I'll give you an even 600, Vic; but how's it done? I'm not 100% sold it's fake -- yet.

P.S. Maybe this is what happened (scroll to the bottom of the page):

http://www.snopes.com/science/cookegg.asp


----------



## Answerman (Aug 13, 2008)

Here's a few news reports on the subject:

HealthZone.ca - GTA - Dial back cellphone use, city officials tell parents

Cellphone use potentially risky for kids, teens: health agency


----------



## VictorBravo (Aug 14, 2008)

Jerusalem Blade said:


> I'll give you an even 600, Vic; but how's it done?

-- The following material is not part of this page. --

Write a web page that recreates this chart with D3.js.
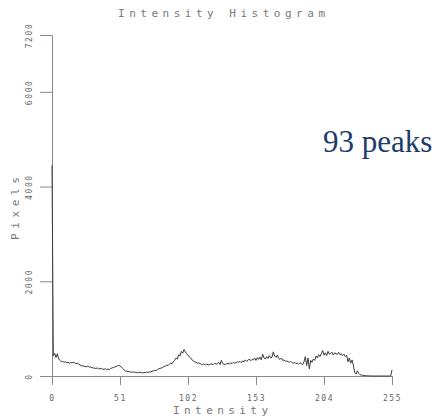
<!DOCTYPE html>
<html>
<head>
<meta charset="utf-8">
<script src="https://cdn.jsdelivr.net/npm/d3@7"></script>
<style>
  body { margin: 0; background: #fff; }
  svg { display: block; }
</style>
</head>
<body>
<div id="chart"></div>
<script>
// pixel counts per intensity bin (0..255)
const counts = [
  4450,
  420, 480, 390, 470, 360, 330, 300, 310, 290, 300,
  280, 290, 270, 285, 275, 290, 280, 260, 270, 250,
  230, 215, 220, 205, 200, 195, 210, 185, 190, 175,
  170, 165, 160, 170, 155, 150, 160, 145, 140, 155,
  130, 150, 135, 160, 170, 180, 190, 200, 215, 225,
  210, 190, 160, 130, 110, 100, 95, 90, 85, 80,
  85, 75, 80, 70, 75, 80, 70, 65, 75, 70,
  80, 75, 90, 85, 100, 110, 120, 115, 135, 150,
  160, 170, 180, 200, 210, 230, 220, 250, 270, 260,
  300, 330, 380, 360, 450, 420, 520, 480, 560, 510,
  470, 440, 400, 380, 340, 320, 300, 290, 270, 280,
  260, 250, 240, 260, 230, 250, 240, 230, 260, 250,
  240, 270, 250, 260, 290, 240, 330, 260, 250, 240,
  260, 270, 250, 280, 260, 290, 270, 280, 300, 290,
  310, 280, 320, 300, 340, 310, 330, 360, 320, 350,
  340, 380, 330, 390, 350, 400, 340, 460, 380, 360,
  410, 370, 430, 380, 400, 510, 420, 390, 440, 370,
  350, 380, 330, 340, 310, 320, 300, 290, 310, 280,
  270, 290, 260, 270, 250, 280, 260, 240, 300, 410,
  220, 380, 150, 330, 290, 360, 330, 420, 380, 450,
  410, 470, 540, 440, 490, 430, 520, 460, 480, 500,
  440, 490, 470, 460, 500, 450, 470, 430, 460, 410,
  440, 300, 380, 270, 340, 230, 80, 40, 110, 60,
  30, 20, 15, 10, 8, 5, 3, 2, 1, 0,
  0, 0, 0, 0, 0, 0, 0, 0, 0, 0,
  0, 0, 0, 0, 130
];
const xTicks = [0, 51, 102, 153, 204, 255];
const yTicks = [0, 2000, 4000, 6000, 7200];
const title = "Intensity Histogram";
const xLabel = "Intensity";
const yLabel = "Pixels";
const note = "93 peaks";

const width = 440, height = 420;
const margin = {top: 35, right: 48, bottom: 44, left: 52};

const svg = d3.select("#chart").append("svg")
  .attr("width", width)
  .attr("height", height);

const x = d3.scaleLinear().domain([0, 255]).range([margin.left, width - margin.right]);
const y = d3.scaleLinear().domain([0, 7200]).range([height - margin.bottom, margin.top]);

const grey = "#8a8a8a";
const labelFont = "'DejaVu Sans Mono', monospace";

// x axis
const gx = svg.append("g")
  .attr("transform", `translate(0,${y(0)})`)
  .call(d3.axisBottom(x).tickValues(xTicks).tickFormat(d3.format("d"))
    .tickSize(9).tickSizeOuter(0).tickPadding(10));
gx.selectAll("text")
  .attr("font-family", labelFont).attr("font-size", 8)
  .attr("letter-spacing", 1.6).attr("fill", "#666");

// y axis
const gy = svg.append("g")
  .attr("transform", `translate(${x(0)},0)`)
  .call(d3.axisLeft(y).tickValues(yTicks).tickFormat(d3.format("d"))
    .tickSize(12).tickSizeOuter(0).tickPadding(0));
gy.selectAll("text")
  .attr("font-family", labelFont).attr("font-size", 8)
  .attr("letter-spacing", 1.6).attr("fill", "#666")
  .attr("text-anchor", "middle")
  .attr("transform", "translate(-23,0) rotate(-90)")
  .attr("x", 0).attr("dy", "0.35em");

svg.selectAll(".domain, .tick line").attr("stroke", grey);

// histogram curve
const line = d3.line()
  .x((d, i) => x(i))
  .y(d => y(d));

svg.append("path")
  .datum(counts)
  .attr("fill", "none")
  .attr("stroke", "#3a3a3a")
  .attr("stroke-width", 1)
  .attr("d", line);

// titles
svg.append("text")
  .attr("x", 118).attr("y", 17)
  .attr("textLength", 207).attr("lengthAdjust", "spacing")
  .attr("font-family", labelFont).attr("font-size", 11)
  .attr("fill", "#777")
  .text(title);

svg.append("text")
  .attr("x", 173).attr("y", 414)
  .attr("textLength", 95).attr("lengthAdjust", "spacing")
  .attr("font-family", labelFont).attr("font-size", 11)
  .attr("fill", "#777")
  .text(xLabel);

svg.append("text")
  .attr("transform", "translate(19,240) rotate(-90)")
  .attr("textLength", 63).attr("lengthAdjust", "spacing")
  .attr("font-family", labelFont).attr("font-size", 11)
  .attr("fill", "#777")
  .text(yLabel);

svg.append("text")
  .attr("x", 323).attr("y", 152)
  .attr("font-family", "'Liberation Serif', 'Times New Roman', serif")
  .attr("font-size", 31)
  .attr("fill", "#1c3c6c")
  .text(note);
</script>
</body>
</html>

I'm not 100% sold it's fake -- yet.
> 
> P.S. Maybe this is what happened (scroll to the bottom of the page):
> 
> snopes.com: Cooking an Egg or Popcorn with Cell Phones



Exactly. I think this from the link you posted explains it all:



> In June 2008 the joke was expanded to include a trio of videos depicting people purportedly using cell phones to pop popcorn, all of them part of a marketing scheme launched by Cardo Systems, Inc. (a provider of Bluetooth Headset solutions)


----------



## TimV (Aug 14, 2008)

That was the same reason people gave for a while to explain the disappearance of honey bees. The trick is to keep in mind that the only true test of a hypotheses is to try to disprove it, and disproving those cell phone stories is rather easy.


----------